The MKMVA also wanted an investigation to determine who voted against Zuma and for those found guilty to be charged and suspended pending the outcome of a disciplinary process.

In his political report at the association’s NEC meeting yesterday Maphatsoe also called for Hanekom to be removed as chair of the NDC.

ANC Women’s League secretary-general Meokgo Matuba accused some officials of operating “like loose cannons”.

“For me, people who are irresponsible are those who like fame – populists of the worst kind – because they raise issues in the media.

"Once you go into bed with the enemy and the enemy starts to elevate you and applauds you, you must begin to do introspection if that is in the best interest of the ANC.”

However, Matuba suggested that instead of these “comrades” being expelled, they should be rehabilitated.

“The process of discipline in the ANC should not be a process that is so harsh that it results in people being axed from the ANC,” she said.

But, she said, “if people have to pack up and go and form a new movement because they are working with organisations like Save SA, they must go peacefully instead of tearing the organisation apart”.

Disciplinary action

The anti-Zuma lobby insisted that the proposed disciplinary action exposed inconsistencies in the ANC as several officials had transgressed the party’s rules on many occasions, and cited Zuma as the chief offender.

“Why do you persecute the individuals who are standing up for the right thing?

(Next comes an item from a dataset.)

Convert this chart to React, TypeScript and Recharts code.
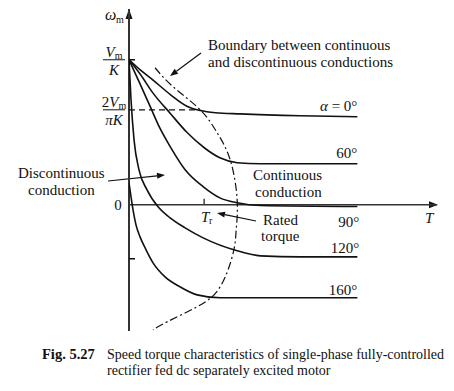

The real rebels are those individuals involved in nefarious activities,” said a Zuma critic.

“You must look at what the principles and values of the ANC are. Who are the people trying to live by them? Who are the people violating them, and what is happening to them?”

Mantashe said the ANC had not identified MPs who would be disciplined and that those who were throwing names around were “imagining things”.

He said “the ANC gave people leeway until a certain point, and there comes a time when it has to draw the line and take action”.

He said the party could not jump and discipline officials every time they said something wrong and that “sometimes it quietly called the culprits in and showed them the error of their actions”.

ANC spokesperson Zizi Kodwa said no one had been charged.

“The [national working committee] agreed, firstly, that we must talk to the MPs who publicly announced that they voted with the opposition,” he said.

Secondly, he said, “the ANC will decide on the next step to take based on their submission”.

He said “no names were given except to say there were three MPs who came out after voting”.

Mantashe said MPs would not be asked to explain themselves as some of them had publicly declared their positions.

He also said “the ANC will not launch a witch-hunt and seek to find out how people voted during the motion of no confidence”.

Only those who told the party to “go to hell”, even after it had given instructions, would face disciplinary action, he said.

Those sympathetic to the dissident MPs said Mantashe was “scoring own goals by granting the Zuma faction its wishes”.